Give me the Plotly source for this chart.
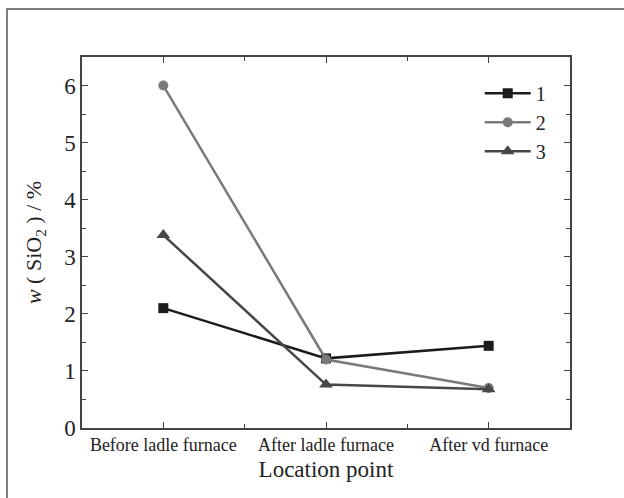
import plotly.graph_objects as go

categories = ["Before ladle furnace", "After ladle furnace", "After vd furnace"]
series1 = [2.10, 1.22, 1.44]
series2 = [6.00, 1.20, 0.70]
series3 = [3.38, 0.76, 0.68]
names = ["1", "2", "3"]
colors = ["#1c1c1c", "#7a7a7a", "#474747"]
symbols = ["square", "circle", "triangle-up"]

fig = go.Figure()
for name, vals, col, sym in zip(names, [series1, series2, series3], colors, symbols):
    fig.add_trace(go.Scatter(
        x=list(range(len(categories))), y=vals, name=name, mode="lines+markers",
        line=dict(color=col, width=2.5),
        marker=dict(symbol=sym, size=10 if sym != "triangle-up" else 12, color=col),
    ))

font = "Liberation Serif"
fig.update_layout(
    width=624, height=498,
    margin=dict(l=82, r=54, t=57, b=70),
    paper_bgcolor="white", plot_bgcolor="white",
    font=dict(family=font, color="#222"),
    showlegend=True,
    legend=dict(x=0.815, y=0.955, xanchor="left", yanchor="top",
                font=dict(size=20, family=font), bgcolor="rgba(0,0,0,0)",
                tracegroupgap=0, itemwidth=46),
    xaxis=dict(
        range=[-0.5, 2.5], tickmode="array", tickvals=[0, 1, 2], ticktext=categories,
        ticks="inside", ticklen=6, tickcolor="#444", showgrid=False, zeroline=False,
        showline=True, linecolor="#444", linewidth=1.5, mirror="ticks",
        tickfont=dict(size=18, family=font),
        minor=dict(tickvals=[-0.5, 0.5, 1.5, 2.5], ticks="inside", ticklen=4, tickcolor="#444"),
        title=dict(text="Location point", font=dict(size=23, family=font), standoff=7),
    ),
    yaxis=dict(
        range=[0, 6.5], dtick=1, ticks="inside", ticklen=6, tickcolor="#444",
        showgrid=False, zeroline=False,
        showline=True, linecolor="#444", linewidth=1.5, mirror="ticks",
        tickfont=dict(size=23, family=font),
        minor=dict(dtick=0.5, ticks="inside", ticklen=4, tickcolor="#444"),
        title=dict(text="<i>w</i> ( SiO<sub>2</sub> ) / %", font=dict(size=22, family=font), standoff=16),
    ),
    shapes=[dict(type="rect", xref="paper", yref="paper",
                 x0=(7 - 82) / 488, x1=(640 - 82) / 488,
                 y0=(428 - 515) / 371, y1=(428 - 9) / 371,
                 line=dict(color="#555", width=1.5), fillcolor="rgba(0,0,0,0)", layer="below")],
)

fig.write_html("out.html")
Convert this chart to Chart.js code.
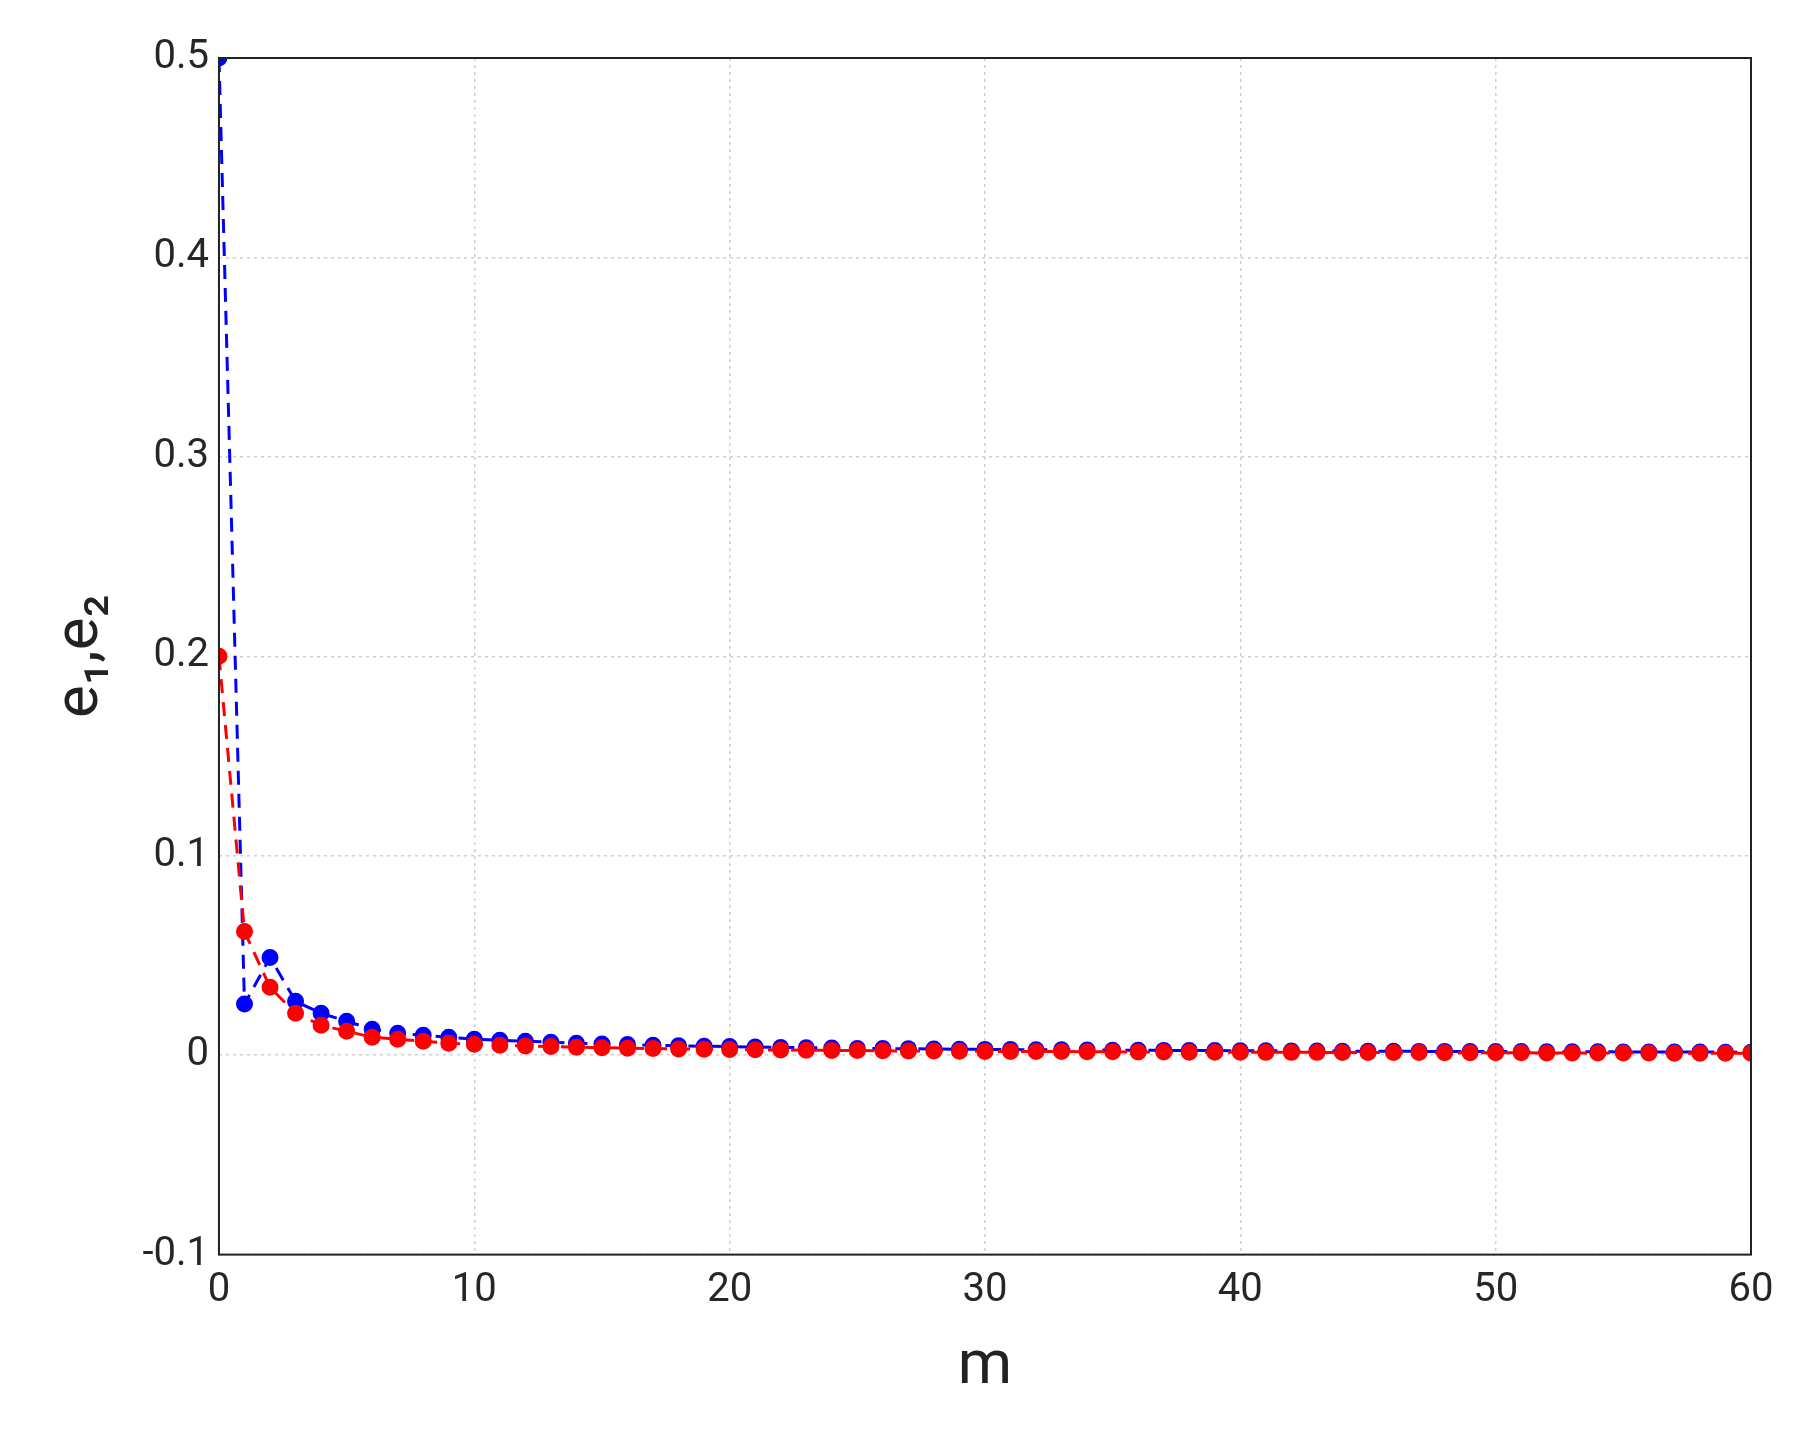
<!DOCTYPE html>
<html>
<head>
<meta charset="utf-8">
<script src="https://cdn.jsdelivr.net/npm/chart.js@4"></script>
<style>
  body { margin: 0; background: #fff; }
  #wrap { width: 1803px; height: 1449px; }
</style>
</head>
<body>
<div id="wrap"><canvas id="errChart"></canvas></div>
<script>
// values
const mValues = [];
for (let i = 0; i <= 60; i++) mValues.push(i);

const e1 = [0.5, 0.0256, 0.049, 0.027, 0.021, 0.017, 0.013, 0.011, 0.010, 0.009,
  0.008, 0.0075, 0.007, 0.0065, 0.006, 0.0056, 0.0053, 0.005, 0.0047, 0.0045,
  0.0043, 0.0041, 0.0039, 0.0037, 0.0036, 0.0034, 0.0033, 0.0032, 0.0031, 0.003,
  0.0029, 0.0028, 0.0027, 0.0027, 0.0026, 0.0025, 0.0025, 0.0024, 0.0023, 0.0023,
  0.0022, 0.0022, 0.0021, 0.0021, 0.002, 0.002, 0.002, 0.0019, 0.0019, 0.0018,
  0.0018, 0.0018, 0.0017, 0.0017, 0.0017, 0.0016, 0.0016, 0.0016, 0.0016, 0.0015, 0.0015];
const e2 = [0.2, 0.062, 0.034, 0.021, 0.015, 0.012, 0.009, 0.008, 0.007, 0.006,
  0.0055, 0.005, 0.0046, 0.0043, 0.004, 0.0037, 0.0035, 0.0033, 0.0031, 0.003,
  0.0028, 0.0027, 0.0026, 0.0025, 0.0024, 0.0023, 0.0022, 0.0021, 0.0021, 0.002,
  0.0019, 0.0019, 0.0018, 0.0018, 0.0017, 0.0017, 0.0016, 0.0016, 0.0015, 0.0015,
  0.0015, 0.0014, 0.0014, 0.0014, 0.0013, 0.0013, 0.0013, 0.0013, 0.0012, 0.0012,
  0.0012, 0.0012, 0.0011, 0.0011, 0.0011, 0.0011, 0.0011, 0.001, 0.001, 0.001, 0.001];

const yTicks = [-0.1, 0, 0.1, 0.2, 0.3, 0.4, 0.5];
const xTicks = [0, 10, 20, 30, 40, 50, 60];

function toPoints(ys) {
    return mValues.map((m, i) => ({ x: m, y: ys[i] }));
}

const boxPlugin = {
    id: 'box',
    afterDraw(chart) {
        const a = chart.chartArea, ctx = chart.ctx;
        ctx.save();
        ctx.strokeStyle = '#222';
        ctx.lineWidth = 2;
        ctx.strokeRect(a.left, a.top, a.right - a.left, a.bottom - a.top);
        ctx.restore();
    }
};

const errChart = new Chart(document.getElementById('errChart').getContext('2d'), {
    type: 'line',
    data: {
        datasets: [{
            label: 'e2',
            data: toPoints(e2),
            borderColor: '#ff0000',
            backgroundColor: '#ff0000',
            borderDash: [14, 9],
            borderWidth: 3,
            pointRadius: 7,
            fill: false
        }, {
            label: 'e1',
            data: toPoints(e1),
            borderColor: '#0000ff',
            backgroundColor: '#0000ff',
            borderDash: [14, 9],
            borderWidth: 3,
            pointRadius: 7,
            fill: false
        }]
    },
    options: {
        responsive: true,
        maintainAspectRatio: false,
        animation: false,
        layout: { padding: { left: 40, right: 52, top: 58, bottom: 40 } },
        plugins: { legend: { display: false }, tooltip: { enabled: false } },
        scales: {
            x: {
                type: 'linear', min: 0, max: 60,
                afterBuildTicks: s => { s.ticks = xTicks.map(v => ({ value: v })); },
                grid: { color: '#d0d0d0', tickLength: 0, lineWidth: 1.5 },
                border: { display: false, dash: [3, 4] },
                ticks: { color: '#262626', font: { family: 'Roboto', size: 40 }, padding: 12 },
                title: { display: true, text: 'm', color: '#222', font: { family: 'Roboto', size: 62 }, padding: { top: 4 } }
            },
            y: {
                min: -0.1, max: 0.5,
                afterBuildTicks: s => { s.ticks = yTicks.map(v => ({ value: v })); },
                grid: { color: '#d0d0d0', tickLength: 0, lineWidth: 1.5 },
                border: { display: false, dash: [3, 4] },
                ticks: {
                    color: '#262626', font: { family: 'Roboto', size: 40 }, padding: 10,
                    callback: v => String(Math.round(v * 10) / 10)
                },
                title: { display: true, text: 'e₁,e₂', color: '#222', font: { family: 'Roboto', size: 62 }, padding: { bottom: 14 } }
            }
        }
    },
    plugins: [boxPlugin]
});
</script>
</body>
</html>
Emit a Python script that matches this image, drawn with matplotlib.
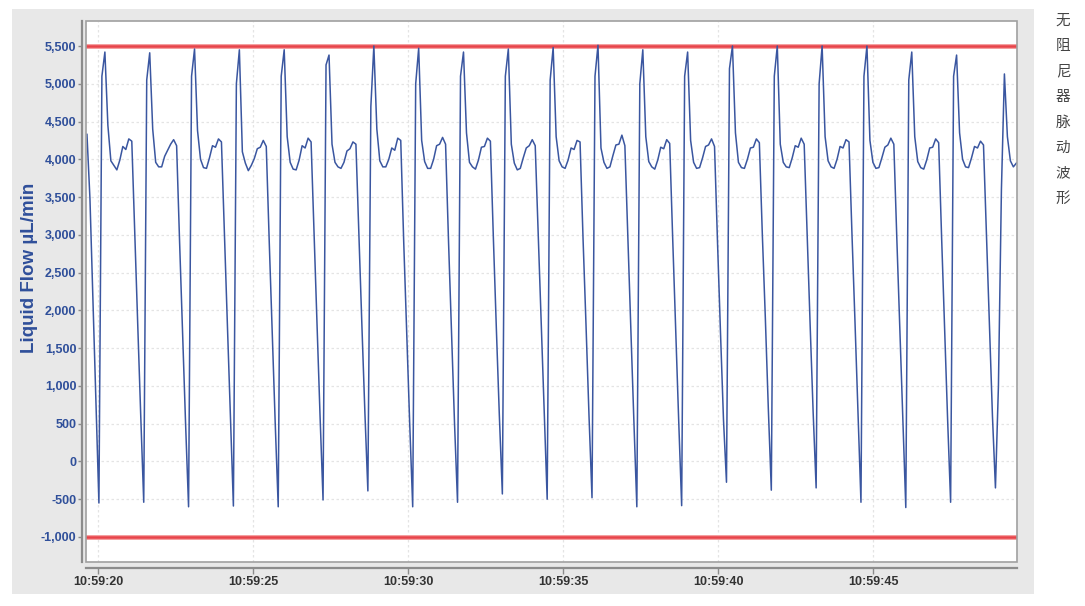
import matplotlib
matplotlib.use("Agg")
import matplotlib.pyplot as plt
from matplotlib.patches import Rectangle
import numpy as np

# ---------------- data ----------------
# time axis: seconds after 10:59:00, fixed sampling interval
t_start_s = 19.644
sample_interval_s = 0.0964

flow_start = [4330, 3480, 2150, 800]
cycle_01 = [-550, 5100, 5420, 4450, 3980, 3920, 3860, 3990, 4170, 4130, 4270, 4240, 3000, 1800, 600]
cycle_02 = [-540, 5050, 5410, 4400, 3960, 3900, 3900, 4040, 4120, 4200, 4260, 4180, 2900, 1700, 500]
cycle_03 = [-600, 5100, 5460, 4380, 4000, 3890, 3880, 4020, 4180, 4160, 4270, 4230, 3000, 1800, 600]
cycle_04 = [-590, 5000, 5450, 4100, 3950, 3850, 3920, 4010, 4140, 4160, 4250, 4170, 2900, 1700, 500]
cycle_05 = [-600, 5100, 5450, 4300, 3960, 3870, 3860, 3990, 4180, 4150, 4280, 4230, 3000, 1800, 600]
cycle_06 = [-510, 5250, 5380, 4200, 3960, 3900, 3880, 3960, 4110, 4140, 4230, 4200, 3000, 1800, 650]
cycle_07 = [-390, 4700, 5500, 4400, 3980, 3900, 3900, 4000, 4150, 4120, 4280, 4250, 2900, 1700, 500]
cycle_08 = [-600, 5000, 5470, 4250, 3970, 3880, 3880, 4000, 4180, 4200, 4290, 4200, 2900, 1700, 500]
cycle_09 = [-540, 5100, 5420, 4350, 3960, 3900, 3870, 3990, 4160, 4170, 4280, 4240, 2950, 1750, 600]
cycle_10 = [-430, 5100, 5460, 4200, 3950, 3860, 3880, 4020, 4150, 4180, 4260, 4180, 3000, 1800, 650]
cycle_11 = [-500, 5050, 5480, 4300, 3980, 3900, 3880, 3990, 4150, 4130, 4250, 4230, 2950, 1800, 600]
cycle_12 = [-480, 5100, 5510, 4150, 3960, 3880, 3900, 4050, 4190, 4200, 4320, 4180, 2950, 1750, 550]
cycle_13 = [-600, 5000, 5450, 4300, 3970, 3900, 3870, 3990, 4160, 4140, 4260, 4210, 2950, 1750, 550]
cycle_14 = [-585, 5100, 5420, 4250, 3960, 3880, 3890, 4020, 4170, 4190, 4270, 4170, 2900, 1700, 550]
cycle_15 = [-275, 5200, 5500, 4350, 3960, 3890, 3880, 4000, 4150, 4160, 4270, 4220, 3000, 1900, 700]
cycle_16 = [-380, 5100, 5500, 4200, 3960, 3900, 3890, 4020, 4180, 4160, 4280, 4200, 3000, 1800, 650]
cycle_17 = [-350, 5000, 5500, 4300, 3980, 3900, 3880, 4000, 4170, 4150, 4260, 4230, 3000, 1850, 650]
cycle_18 = [-540, 5100, 5500, 4250, 3960, 3880, 3890, 4020, 4160, 4190, 4280, 4200, 2950, 1750, 550]
cycle_19 = [-610, 5050, 5420, 4300, 3970, 3890, 3870, 3990, 4150, 4160, 4270, 4220, 2950, 1750, 550]
cycle_20 = [-540, 5100, 5380, 4350, 4000, 3900, 3890, 4020, 4170, 4150, 4240, 4190, 3000, 1800, 600]
flow_end = [-350, 1000, 3600, 5130, 4300, 3980, 3900, 3950]

upper_limit = 5500
lower_limit = -1000

x_tick_seconds = [20, 25, 30, 35, 40, 45]
x_tick_labels = ["10:59:20", "10:59:25", "10:59:30", "10:59:35", "10:59:40", "10:59:45"]
y_ticks = [-1000, -500, 0, 500, 1000, 1500, 2000, 2500, 3000, 3500, 4000, 4500, 5000, 5500]
y_tick_labels = ["-1,000", "-500", "0", "500", "1,000", "1,500", "2,000", "2,500",
                 "3,000", "3,500", "4,000", "4,500", "5,000", "5,500"]
y_label = "Liquid Flow µL/min"
side_title = "无阻尼器脉动波形"

cycles = [cycle_01, cycle_02, cycle_03, cycle_04, cycle_05, cycle_06, cycle_07,
          cycle_08, cycle_09, cycle_10, cycle_11, cycle_12, cycle_13, cycle_14,
          cycle_15, cycle_16, cycle_17, cycle_18, cycle_19, cycle_20]
flow = list(flow_start)
for c in cycles:
    flow.extend(c)
flow.extend(flow_end)
flow = np.array(flow, dtype=float)
t = t_start_s + sample_interval_s * np.arange(len(flow))

# ---------------- figure ----------------
W, H = 1085, 606
fig = plt.figure(figsize=(W / 100, H / 100), dpi=100)
fig.patch.set_facecolor("white")

# gray panel
fig.patches.append(Rectangle((12 / W, 1 - 594 / H), 1022 / W, 585 / H,
                             transform=fig.transFigure, facecolor="#e8e8e8",
                             edgecolor="none", zorder=0))

ax = fig.add_axes([86 / W, 1 - 562 / H, (1017 - 86) / W, (562 - 21) / H])
ax.set_facecolor("white")
ax.set_zorder(1)

ax.set_xlim(19.613, 49.645)
ax.set_ylim(-1331, 5831)

# grid
for yv in y_ticks:
    ax.axhline(yv, color="#e4e4e4", lw=0.9, ls=(0, (2, 2)), zorder=1)
for xv in x_tick_seconds:
    ax.axvline(xv, color="#e4e4e4", lw=0.9, ls=(0, (2, 2)), zorder=1)

# limit lines
for lim in (upper_limit, lower_limit):
    ax.axhline(lim, color="#f4a0a0", lw=3.6, zorder=2)
    ax.axhline(lim, color="#e8444a", lw=1.8, zorder=2)

# waveform
ax.plot(t, flow, color="#3a56a0", lw=1.1, zorder=3, solid_joinstyle="round")

# plot box
ax.add_patch(Rectangle((0, 0), 1, 1, transform=ax.transAxes, fill=False,
                       edgecolor="#a0a0a0", lw=1.2, zorder=5, clip_on=False))
for s in ("top", "right"):
    ax.spines[s].set_visible(False)
ax.spines["left"].set_position(("outward", 3))
ax.spines["bottom"].set_position(("outward", 4))
ax.spines["left"].set_color("#8c8c8c")
ax.spines["bottom"].set_color("#8c8c8c")
ax.spines["left"].set_linewidth(1.6)
ax.spines["bottom"].set_linewidth(1.6)

ax.set_yticks(y_ticks)
ax.set_yticklabels(y_tick_labels)
ax.set_xticks(x_tick_seconds)
ax.set_xticklabels(x_tick_labels)

ax.tick_params(axis="y", direction="out", length=3, width=1, color="#8c8c8c",
               pad=1, labelsize=9, labelcolor="#2f4f9a")
ax.tick_params(axis="x", direction="out", length=4, width=1, color="#8c8c8c",
               pad=2, labelsize=9, labelcolor="#333333")
for lab in ax.get_yticklabels() + ax.get_xticklabels():
    lab.set_fontfamily(["Liberation Sans", "DejaVu Sans"])
    lab.set_fontweight("bold")

fig.text(30 / W, 1 - 268 / H, y_label, rotation=90, ha="center", va="center",
         color="#2f4f9a", fontsize=13.5, fontweight="bold",
         family=["Liberation Sans", "DejaVu Sans"])

# vertical side title
for i, ch in enumerate(side_title):
    fig.text(1063 / W, 1 - (21 + i * 25.4) / H, ch, ha="center", va="center",
             color="#444444", fontsize=10.5,
             family=["Noto Sans CJK SC", "DejaVu Sans"])

fig.savefig("out.png", dpi=100, facecolor="white")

----

**Directive**
Do not copy any pictures. Retype exactly the stretch from the line with "Convert this chart to Chart.js code." through the line with "for (let i = 0;".

**Solution to this task**
Convert this chart to Chart.js code.
<!DOCTYPE html>
<html>
<head>
<meta charset="utf-8">
<script src="https://cdn.jsdelivr.net/npm/chart.js@4"></script>
<style>
  body { margin: 0; background: #fff; }
  #wrap { width: 1803px; height: 1449px; }
</style>
</head>
<body>
<div id="wrap"><canvas id="errChart"></canvas></div>
<script>
// values
const mValues = [];
for (let i = 0; i <= 60; i++) mValues.push(i);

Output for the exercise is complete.